According to the Skin Cancer Foundation, more people are diagnosed with skin cancer each year in the United States than all other forms of cancer combined. One in five people will develop skin cancer by the age of 70. It is estimated that the number of new melanoma (the most dangerous form of skin cancer) cases diagnosed in 2019 will increase by 7.7%.

While it is the most prevalent form of cancer, skin cancer is highly preventable.
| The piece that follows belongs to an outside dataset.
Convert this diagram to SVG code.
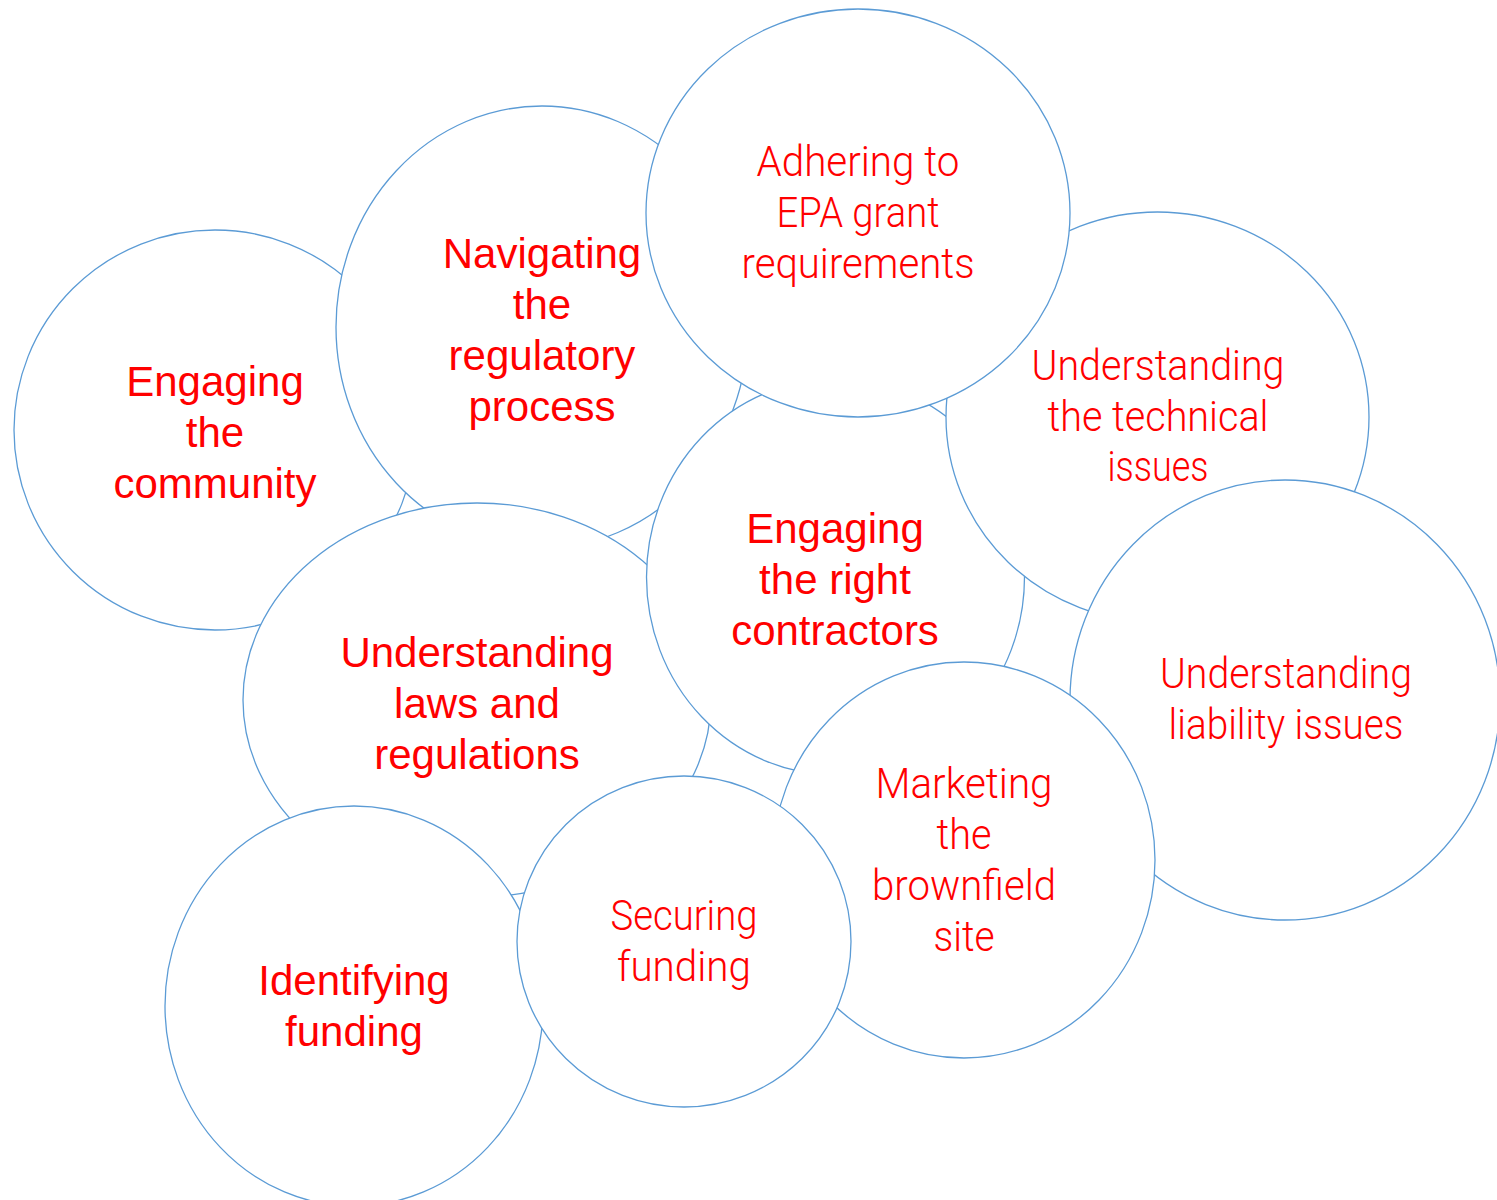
<svg xmlns="http://www.w3.org/2000/svg" width="1497" height="1200" viewBox="0 0 1497 1200">
<style>
.c{fill:#FFFFFF;stroke:#5B9BD5;stroke-width:1.3}
.a{font-family:"Liberation Sans",Arial,sans-serif;font-size:42px;fill:#FF0000;text-anchor:middle}
.n{font-family:Roboto,"Liberation Sans",sans-serif;font-weight:300;font-size:42px;fill:#FF0000;text-anchor:middle}
</style>
<rect width="1497" height="1200" fill="#FFFFFF"/>
<g id="community">
<ellipse class="c" cx="215" cy="430" rx="201" ry="200"/>
<text class="a" x="215" y="396">Engaging</text>
<text class="a" x="215" y="447">the</text>
<text class="a" x="215" y="498">community</text>
</g>
<g id="navigating">
<ellipse class="c" cx="542" cy="327" rx="206" ry="221"/>
<text class="a" x="542" y="268">Navigating</text>
<text class="a" x="542" y="319">the</text>
<text class="a" x="542" y="370">regulatory</text>
<text class="a" x="542" y="421">process</text>
</g>
<g id="laws">
<ellipse class="c" cx="477" cy="700" rx="234" ry="197"/>
<text class="a" x="477" y="667">Understanding</text>
<text class="a" x="477" y="718">laws and</text>
<text class="a" x="477" y="769">regulations</text>
</g>
<g id="contractors">
<ellipse class="c" cx="835.5" cy="577" rx="189" ry="198"/>
<text class="a" x="835" y="543">Engaging</text>
<text class="a" x="835" y="594">the right</text>
<text class="a" x="835" y="645">contractors</text>
</g>
<g id="technical">
<ellipse class="c" cx="1157.5" cy="417" rx="211.5" ry="205"/>
<text class="n" x="1158" y="380" textLength="253" lengthAdjust="spacingAndGlyphs">Understanding</text>
<text class="n" x="1158" y="431" textLength="221" lengthAdjust="spacingAndGlyphs">the technical</text>
<text class="n" x="1158" y="481" textLength="101" lengthAdjust="spacingAndGlyphs">issues</text>
</g>
<g id="adhering">
<ellipse class="c" cx="858" cy="213" rx="212" ry="204"/>
<text class="n" x="858" y="176" textLength="203" lengthAdjust="spacingAndGlyphs">Adhering to</text>
<text class="n" x="858" y="227" textLength="163" lengthAdjust="spacingAndGlyphs">EPA grant</text>
<text class="n" x="858" y="278" textLength="233" lengthAdjust="spacingAndGlyphs">requirements</text>
</g>
<g id="liability">
<ellipse class="c" cx="1285" cy="700" rx="215" ry="220"/>
<text class="n" x="1286" y="688" textLength="252" lengthAdjust="spacingAndGlyphs">Understanding</text>
<text class="n" x="1286" y="739" textLength="235" lengthAdjust="spacingAndGlyphs">liability issues</text>
</g>
<g id="marketing">
<ellipse class="c" cx="964" cy="860" rx="191" ry="198"/>
<text class="n" x="964" y="798" textLength="177" lengthAdjust="spacingAndGlyphs">Marketing</text>
<text class="n" x="964" y="849" textLength="55" lengthAdjust="spacingAndGlyphs">the</text>
<text class="n" x="964" y="900" textLength="184" lengthAdjust="spacingAndGlyphs">brownfield</text>
<text class="n" x="964" y="951" textLength="61" lengthAdjust="spacingAndGlyphs">site</text>
</g>
<g id="identifying">
<ellipse class="c" cx="354" cy="1006" rx="189" ry="200"/>
<text class="a" x="354" y="995">Identifying</text>
<text class="a" x="354" y="1046">funding</text>
</g>
<g id="securing">
<ellipse class="c" cx="684" cy="941.5" rx="167" ry="165.5"/>
<text class="n" x="684" y="930" textLength="147" lengthAdjust="spacingAndGlyphs">Securing</text>
<text class="n" x="684" y="981" textLength="134" lengthAdjust="spacingAndGlyphs">funding</text>
</g>
</svg>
Talk to your family about the following tips from the American Academy of Dermatology to protect your skin from the sun’s damaging ultraviolet rays and reduce your risk of skin cancer.

  • Seek shade when appropriate, remembering that the sun’s rays are strongest between 10 a.m. and 2 p.m.
  • Wear protective clothing, such as a lightweight long-sleeved shirt, pants, a wide-brimmed hat and sunglasses.
  • Generously apply a broad-spectrum, water-resistant sunscreen with an SPF of 30 or higher. Broad-spectrum sunscreen provides protection from both UVA and UVB rays.
    • Use sunscreen whenever you are going to be outside, even on cloudy days.
    • Apply enough sunscreen to cover all exposed skin. Most adults need about 1 ounce – or enough to fill a shot glass – to fully cover their body.
    • Don’t forget to apply to the tops of your feet, your neck, your ears and the top of your head.
  • When outdoors, reapply sunscreen every two hours, or after swimming or sweating.
  • Use extra caution near water, snow and sand, as they reflect the damaging rays of the sun, which can increase your chance of sunburn.
  • Avoid tanning beds. Ultraviolet light from tanning beds can cause skin cancer and premature skin aging.
  • Perform regular skin self-exams to detect skin cancer early and see a board-certified dermatologist if you notice new or suspicious spots on your skin, or anything changing, itching or bleeding.